Claims: You get half a serving of real fruit in every ounce, and this is a nutritious snack. “This is stretching,” according to Lona Sandon, M.Ed., R.D., a professor of nutrition at the University of Texas Southwestern Medical Center at Dallas. “What is it being compared to? What criteria are being used?” Also, Frito-Lay appears to be implying that this is an all-natural product. Just go to their Web site and you’ll see their products shown in a farm setting. Plus, they do not offer nutrition information on the site; you actually have to go to to get the info.

Facts: Baked potato chips are lower in calories at 120 calories per ounce (one handful) compared with 130 for Flat Earth chips. Plus, the Flat Earth chips have more fat. In fact, when you look at the ingredients for the Flat Earth chips and compare them with baked potato chips, the potato chips look better. At least the first ingredient for the chips is dehydrated potatoes, whereas the Flat Earth Fruit or Veggie Crisps have flour as their first ingredients.

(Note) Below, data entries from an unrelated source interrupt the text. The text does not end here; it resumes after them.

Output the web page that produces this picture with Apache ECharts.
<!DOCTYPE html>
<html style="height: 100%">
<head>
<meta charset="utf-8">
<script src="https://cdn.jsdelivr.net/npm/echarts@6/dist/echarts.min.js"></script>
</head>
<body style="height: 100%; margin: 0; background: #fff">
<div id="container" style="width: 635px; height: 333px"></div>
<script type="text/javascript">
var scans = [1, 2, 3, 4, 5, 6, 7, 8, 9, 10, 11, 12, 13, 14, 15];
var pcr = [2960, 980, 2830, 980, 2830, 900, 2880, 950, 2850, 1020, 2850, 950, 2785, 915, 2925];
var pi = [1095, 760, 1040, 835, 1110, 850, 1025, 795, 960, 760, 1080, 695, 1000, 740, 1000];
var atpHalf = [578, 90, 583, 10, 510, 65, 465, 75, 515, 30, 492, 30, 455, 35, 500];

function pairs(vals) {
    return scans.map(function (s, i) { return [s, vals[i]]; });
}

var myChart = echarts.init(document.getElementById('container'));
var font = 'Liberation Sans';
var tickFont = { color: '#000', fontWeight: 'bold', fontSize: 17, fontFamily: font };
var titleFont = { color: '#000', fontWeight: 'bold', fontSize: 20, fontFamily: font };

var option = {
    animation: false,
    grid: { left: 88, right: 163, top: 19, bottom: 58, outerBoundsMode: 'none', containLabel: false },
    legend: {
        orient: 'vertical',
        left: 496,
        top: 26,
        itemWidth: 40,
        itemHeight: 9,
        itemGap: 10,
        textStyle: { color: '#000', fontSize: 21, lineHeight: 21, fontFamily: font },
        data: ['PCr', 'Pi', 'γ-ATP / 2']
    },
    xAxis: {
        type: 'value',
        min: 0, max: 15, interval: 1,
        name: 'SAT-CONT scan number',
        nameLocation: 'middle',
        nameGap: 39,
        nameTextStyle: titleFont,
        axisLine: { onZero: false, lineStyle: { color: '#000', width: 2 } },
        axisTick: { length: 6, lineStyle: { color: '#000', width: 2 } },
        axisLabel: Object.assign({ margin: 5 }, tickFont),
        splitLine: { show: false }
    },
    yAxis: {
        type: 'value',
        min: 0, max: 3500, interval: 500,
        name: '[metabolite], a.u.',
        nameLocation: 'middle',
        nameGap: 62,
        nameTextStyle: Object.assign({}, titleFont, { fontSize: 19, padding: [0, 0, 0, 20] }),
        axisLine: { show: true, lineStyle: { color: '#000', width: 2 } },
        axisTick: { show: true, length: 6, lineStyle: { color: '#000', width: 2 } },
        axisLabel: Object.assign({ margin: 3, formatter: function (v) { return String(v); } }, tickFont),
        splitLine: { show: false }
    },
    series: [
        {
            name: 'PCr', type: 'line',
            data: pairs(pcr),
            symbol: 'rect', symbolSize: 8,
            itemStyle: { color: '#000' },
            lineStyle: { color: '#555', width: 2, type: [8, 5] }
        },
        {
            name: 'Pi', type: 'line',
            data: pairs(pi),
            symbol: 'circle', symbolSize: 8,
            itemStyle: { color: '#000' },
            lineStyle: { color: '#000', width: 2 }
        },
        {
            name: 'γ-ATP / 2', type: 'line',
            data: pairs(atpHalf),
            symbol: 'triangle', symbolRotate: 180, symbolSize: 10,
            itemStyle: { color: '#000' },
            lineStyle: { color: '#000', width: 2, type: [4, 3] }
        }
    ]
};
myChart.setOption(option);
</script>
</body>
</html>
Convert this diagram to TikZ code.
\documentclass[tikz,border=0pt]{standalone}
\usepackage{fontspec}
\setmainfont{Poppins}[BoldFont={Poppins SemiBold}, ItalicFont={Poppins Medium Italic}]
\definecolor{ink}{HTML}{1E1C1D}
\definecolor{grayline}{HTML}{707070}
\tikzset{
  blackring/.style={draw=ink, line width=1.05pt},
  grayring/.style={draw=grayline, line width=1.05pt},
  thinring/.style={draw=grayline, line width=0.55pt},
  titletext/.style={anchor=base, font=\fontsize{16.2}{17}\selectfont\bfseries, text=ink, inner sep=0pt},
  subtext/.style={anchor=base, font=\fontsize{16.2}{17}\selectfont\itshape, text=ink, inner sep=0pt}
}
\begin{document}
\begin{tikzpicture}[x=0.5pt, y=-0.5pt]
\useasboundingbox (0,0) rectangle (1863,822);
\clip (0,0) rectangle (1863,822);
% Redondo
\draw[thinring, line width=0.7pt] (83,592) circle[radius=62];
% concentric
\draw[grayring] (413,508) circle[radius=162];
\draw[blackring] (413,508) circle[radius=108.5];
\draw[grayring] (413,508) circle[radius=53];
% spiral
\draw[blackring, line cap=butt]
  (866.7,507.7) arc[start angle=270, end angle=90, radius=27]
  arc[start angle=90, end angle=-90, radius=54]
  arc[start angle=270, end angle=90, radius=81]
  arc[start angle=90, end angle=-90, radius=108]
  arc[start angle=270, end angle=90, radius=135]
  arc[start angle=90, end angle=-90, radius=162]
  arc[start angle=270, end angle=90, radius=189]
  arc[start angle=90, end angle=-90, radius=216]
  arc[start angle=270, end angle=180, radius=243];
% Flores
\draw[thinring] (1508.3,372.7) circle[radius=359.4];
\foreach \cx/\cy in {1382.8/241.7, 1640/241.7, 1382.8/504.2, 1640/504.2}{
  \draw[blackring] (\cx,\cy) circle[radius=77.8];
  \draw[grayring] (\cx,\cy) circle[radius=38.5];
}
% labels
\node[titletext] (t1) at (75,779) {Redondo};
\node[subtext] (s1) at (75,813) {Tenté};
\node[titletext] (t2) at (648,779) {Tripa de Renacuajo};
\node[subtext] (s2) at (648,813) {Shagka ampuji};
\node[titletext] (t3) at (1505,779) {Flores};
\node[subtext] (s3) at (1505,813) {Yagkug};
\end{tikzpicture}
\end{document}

“The veggie versions’ primary ingredients are rice flour, potato flakes and corn oil. Pumpkin — which is what boosts the Daily Value of vitamin A to 20 percent — comes up sixth on the ingredient list. Tomato paste, the other vegetable used, is even farther down the ingredient list. The farther down the ingredient list, the less of the ingredient there is in the product. The fruit versions at least have dried apples within the first three ingredients,” says Sandon. Oh, and if you’re wondering about taste, they do taste good, but they’re still chips.

Concerns: It’s easy to believe you’re purchasing a “better-for-you” food and be lulled into a false sense that eating Flat Earth Crisps is healthy.

Bottom line: Chips of any kind are not replacements for real fruits and vegetables — this is really just another type of snack food, no better than any other.